La voix d’Aegeus transperça la pénombre, râpeuse et crissante comme du papier de verre.
– Au diable ce stupide marché !
– Tu auras ton orbe à la fin du voyage, dit le petit chou sans trahir la moindre réaction. Comme prévu. Une fois qu’on sera tous arrivés à destination : moi, les nivées qui sont avec moi, et Blanche et Cornélia.
Un rire de squelette échappa à Aegeus.
– Ces deux-là n’ont jamais été incluses dans le pacte. Alors comme ça, tu t’es vraiment pris d’affection pour elles ?
– De toute façon, tu ne peux pas marchander, rétorqua Iroël. Tu es obligé de te taire et de m’écouter.
Seulement à ce moment-là, Cornélia réalisa à quel point il menait le dialogue, à quel point il maîtrisait le français. Comme il était loin de ses phrases bancales et hésitantes du début, de son fort accent qui faisait craquer Blanche dans leur monde ! Elle avait presque du mal à le reconnaître.
– Rends-moi mon orbe ! feula Aegeus, avec une fureur de bête sauvage dans les yeux.
– Non. Tu l’auras à la fin du voyage.
Par le passé, elle avait déjà remarqué ces courts instants où une dureté inhabituelle s’emparait d’Iroël. C’était comme si, parfois, son enrobage de douceur volait en éclat et laissait voir le tranchant camouflé dessous…
– À ce rythme, je serai bientôt mort. Il nous reste beaucoup de route. Le convoi n’ira pas loin sans moi et tu le sais très bien !
On aurait presque dit qu’Aegeus suppliait.
– Je sais, dit Iroël. C’est pour ça que j’ai un cadeau pour toi.
– Un cadeau ? répéta Aegeus en perdant un peu de son venin.
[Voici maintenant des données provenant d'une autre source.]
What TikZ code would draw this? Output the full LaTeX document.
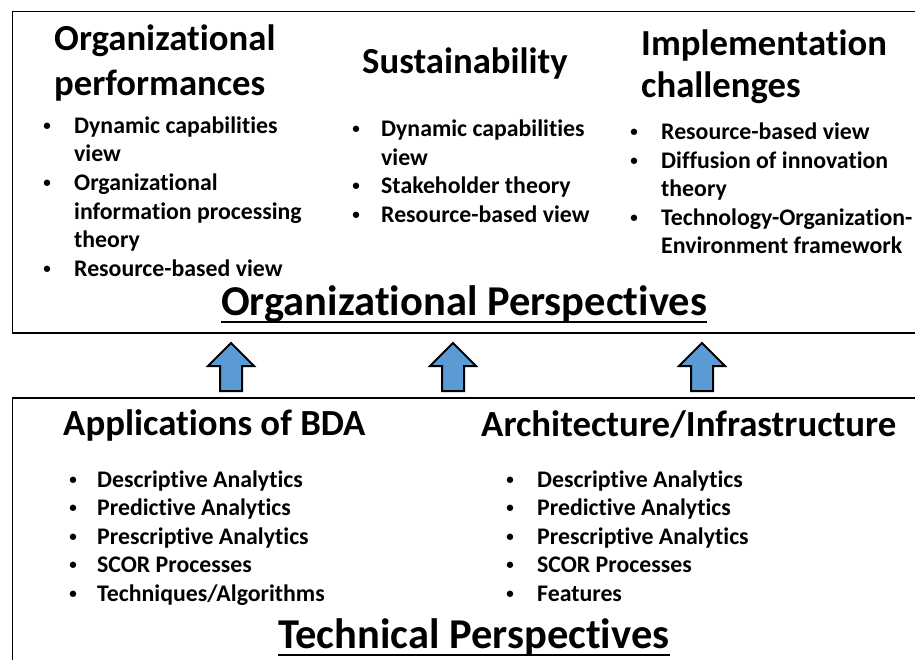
\documentclass[tikz,border=0pt]{standalone}
\usepackage{fontspec}
\setmainfont{Carlito}[Ligatures={NoCommon}]
\definecolor{arrblue}{HTML}{5B9BD5}
\begin{document}
\begin{tikzpicture}[x=1pt,y=-1pt,
  txt/.style={anchor=base west, inner sep=0pt, font=\bfseries\fontsize{23.8}{28}\selectfont},
  bul/.style={anchor=base, inner sep=0pt, yshift=3pt, font=\bfseries\fontsize{15}{18}\selectfont},
  head/.style={anchor=base west, inner sep=0pt, font=\bfseries\fontsize{36.7}{44}\selectfont},
  bhead/.style={anchor=base west, inner sep=0pt, font=\bfseries\fontsize{36.8}{44}\selectfont},
  persp/.style={anchor=base west, inner sep=0pt, font=\bfseries\fontsize{42.5}{50}\selectfont},
  frame/.style={draw=black, line width=1.5pt},
  uline/.style={line width=2pt},
  arr/.style={draw=black, line width=2pt, fill=arrblue, line join=miter}]
\useasboundingbox (0,0) rectangle (915,660);
\clip (0,0) rectangle (915,660);
\draw[frame] (930,11.5) -- (12.5,11.5) -- (12.5,333) -- (930,333);
\draw[frame] (930,398) -- (12.5,398) -- (12.5,670);

% top left column
\node[head] (h1a) at (54,51) {Organizational};
\node[head] (h1b) at (54,96) {performances};
\node[bul] (b1a) at (47,133.5) {•};
\node[txt] (t1a) at (74,133.5) {Dynamic capabilities};
\node[txt] (t1b) at (74,162) {view};
\node[bul] (b1b) at (47,190.7) {•};
\node[txt] (t1c) at (74,190.7) {Organizational};
\node[txt] (t1d) at (74,219.4) {information processing};
\node[txt] (t1e) at (74,248) {theory};
\node[bul] (b1c) at (47,276.7) {•};
\node[txt] (t1f) at (74,276.7) {Resource-based view};

% top middle column
\node[head] (h2) at (362,74) {Sustainability};
\node[bul] (b2a) at (356,137) {•};
\node[txt] (t2a) at (381,137) {Dynamic capabilities};
\node[txt] (t2b) at (381,165.5) {view};
\node[bul] (b2b) at (356,194) {•};
\node[txt] (t2c) at (381,194) {Stakeholder theory};
\node[bul] (b2c) at (356,222.5) {•};
\node[txt] (t2d) at (381,222.5) {Resource-based view};

% top right column
\node[head] (h3a) at (641,56) {Implementation};
\node[head] (h3b) at (641,98) {challenges};
\node[bul] (b3a) at (634,140) {•};
\node[txt] (t3a) at (661,140) {Resource-based view};
\node[bul] (b3b) at (634,168.5) {•};
\node[txt] (t3b) at (661,168.5) {Diffusion of innovation};
\node[txt] (t3c) at (661,197) {theory};
\node[bul] (b3c) at (634,225.5) {•};
\node[txt] (t3d) at (661,225.5) {Technology-Organization-};
\node[txt] (t3e) at (661,254) {Environment framework};

% organizational perspectives
\node[persp] (op) at (221,315) {Organizational Perspectives};
\draw[uline] ([yshift=-7pt]op.base west) -- ([yshift=-7pt]op.base east);

% arrows
\foreach \ax in {231,453,702}{
  \draw[arr] (\ax-11,391) -- (\ax-11,366) -- (\ax-23,366) -- (\ax,343)
    -- (\ax+23,366) -- (\ax+11,366) -- (\ax+11,391) -- cycle;
}

% bottom left
\node[bhead] (h4) at (63,435) {Applications of BDA};
\node[bul] (b4a) at (73,487) {•};
\node[txt] (t4a) at (97,487) {Descriptive Analytics};
\node[bul] (b4b) at (73,515.5) {•};
\node[txt] (t4b) at (97,515.5) {Predictive Analytics};
\node[bul] (b4c) at (73,544) {•};
\node[txt] (t4c) at (97,544) {Prescriptive Analytics};
\node[bul] (b4d) at (73,572.5) {•};
\node[txt] (t4d) at (97,572.5) {SCOR Processes};
\node[bul] (b4e) at (73,601) {•};
\node[txt] (t4e) at (97,601) {Techniques/Algorithms};

% bottom right
\node[bhead] (h5) at (481,436.5) {Architecture/Infrastructure};
\node[bul] (b5a) at (510,487) {•};
\node[txt] (t5a) at (537,487) {Descriptive Analytics};
\node[bul] (b5b) at (510,515.5) {•};
\node[txt] (t5b) at (537,515.5) {Predictive Analytics};
\node[bul] (b5c) at (510,544) {•};
\node[txt] (t5c) at (537,544) {Prescriptive Analytics};
\node[bul] (b5d) at (510,572.5) {•};
\node[txt] (t5d) at (537,572.5) {SCOR Processes};
\node[bul] (b5e) at (510,601) {•};
\node[txt] (t5e) at (537,601) {Features};

% technical perspectives
\node[persp] (tp) at (278,648) {Technical Perspectives};
\draw[uline] ([yshift=-7pt]tp.base west) -- ([yshift=-7pt]tp.base east);
\end{tikzpicture}
\end{document}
Iroël fit glisser son éternel sac à dos de ses épaules et, fouillant dedans, en sortit un masque. Les deux sœurs se penchèrent dans tous les sens derrière les hamacs pour parvenir à l’apercevoir. Cornélia, stupéfaite, le reconnut au premier coup d’œil.
C’était le masque blanc aux nuances d’opale, plein de dents, de plumes et d’écailles acérées, que le jeune homme avait commencé chez les archanges. Elle s’était demandé ce qu’il représentait…
Elle avait la réponse devant son nez, depuis le début.
« Cette créature est très rare. Vraiment très rare. Il paraît qu’il en reste une seule dans le monde entier. »
Une vouivre ? articula Blanche en silence, stupéfaite.